Dress code apologists believe that lax or non-existent dress codes for women increase the occurrence of rape. This line of thought reveals that we as a society believe the female body is inherently deserving of this violence. And there only way to avoid it is by covering it up.
But let’s for a minute pretend we believed that the matured female body can make a man rape or think about rape. Then what of the many rapists who rape children and infants? The undeveloped female body is similar to the male body. What about this body enticed the rapists?
The common occurrence of defilement, as well the existence of rape in societies where women and girls dress very conservatively, disprove this notion that a woman’s dressing causes rape.
A ‘culture of modesty’
As the image below implies, Malawian culture is a culture of modesty. This is not factual. Before colonisation, as Kamuzu Banda often said, Malawians walked around naked, save for having a garment to cover their mid-section. For good reason too; Malawi is in the tropics meaning it is often hot. Having as little clothing on as possible improved comfort and prevented heat stroke.
Malawi adopted Eurocentric standards of modesty with the coming of colonisation and Christianity. It is important to note that Britain is the opposite of Malawi in terms of weather. It is often cold in Britain and wearing long things there makes sense for avoiding frost bite.
It is also important to note that Britain has abandoned these conservative views of dressing and taken on a more liberal attitude to dressing.
Dress codes reinforce the idea that female bodies are inherently deserving of violence. They create a culture where violence against women is never completely the perpetrators’ fault but rather the victim’s fault for what she wore or did or where she was. This is despite how common rape is, especially how common rape of children is. We see how this notion is epitomised in the violent methods of which dress codes are enforced.
In Saudi Arabia , school girls were not allowed to flee a burning hostel because they did not have their head wrappers on. This resulted in the death of 15 students. Religious police blocked these girls in their hostel just for not adhering to a dress code during a fire.

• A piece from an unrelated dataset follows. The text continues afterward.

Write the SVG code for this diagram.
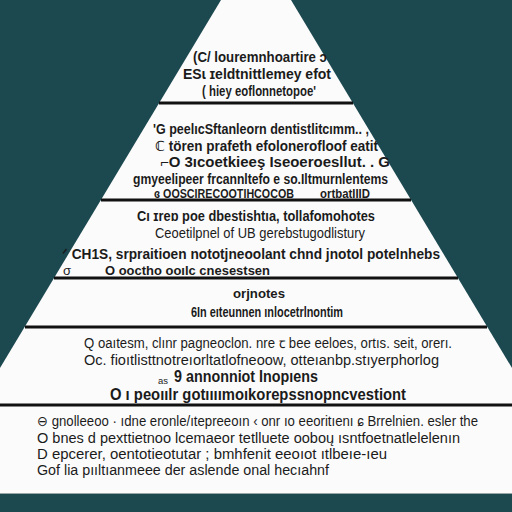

In Karonga , women and girls dressed in trousers and mini skirts were undressed by various men.
Dress codes teach male ownership of female bodies. They also teach that violence against women is justifiable and thus should be condoned and maybe even encouraged.
At a secondary school in Zomba where dress codes are enforced mostly on female students, male students often pinch the bums of female students when they receive food at lunch time and dinner time. They scream rude and inappropriate things to fellow learners who they deem to be dressed inappropriately.

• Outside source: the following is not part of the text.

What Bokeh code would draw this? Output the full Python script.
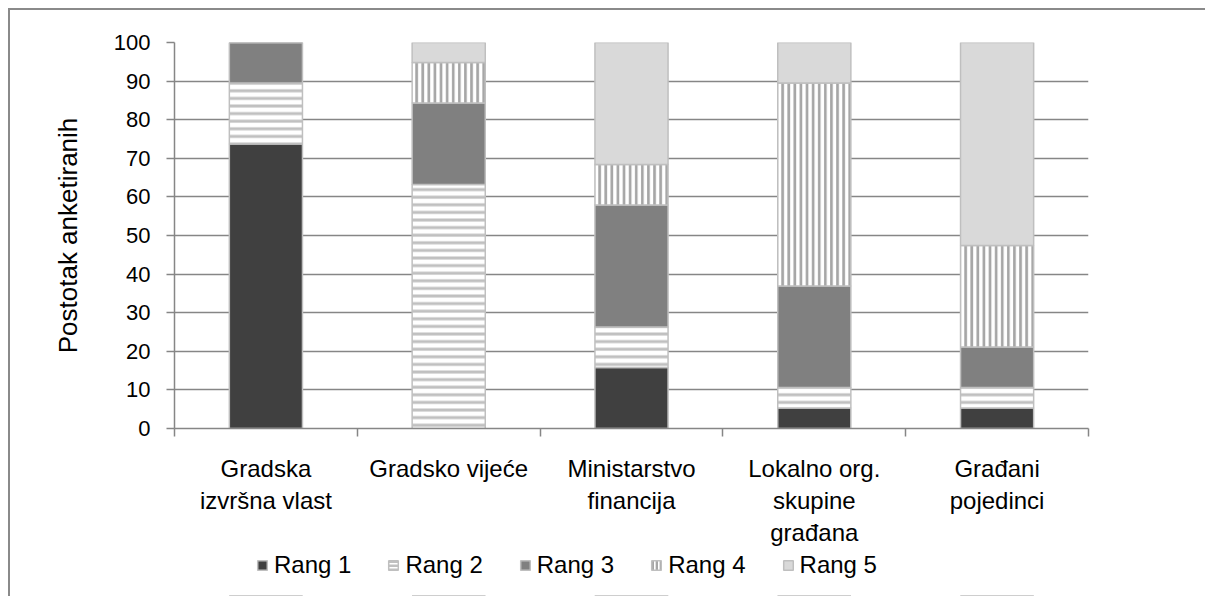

Dress codes claim to want to create morality in their girls. But how do they help boys?
How do they help boys deal with their lustful thoughts and impulses? They encourage it. They create a bubble in which boys behave well only if girls adhere to strict rules. Making it normal to punish a girl who is disobedient by raping them or groping them or verbally harassing them.
Are we really creating innate morality in women and girls by getting them to obey dress codes out of fear of violence? Or are we creating compliance by policing women’s choices?
In boys we are creating predators who only behave in certain circumstances, but can be violent if those circumstances are not there.
In both instances there is no morality created instead fear of violence in women and impunity in boys and men.
If our aim is truly to reduce rape, then we should talk to our men and boys about consent. We should punish perpetrators of violence. We should teach boys that their good behaviour is never dependent on how a woman dresses.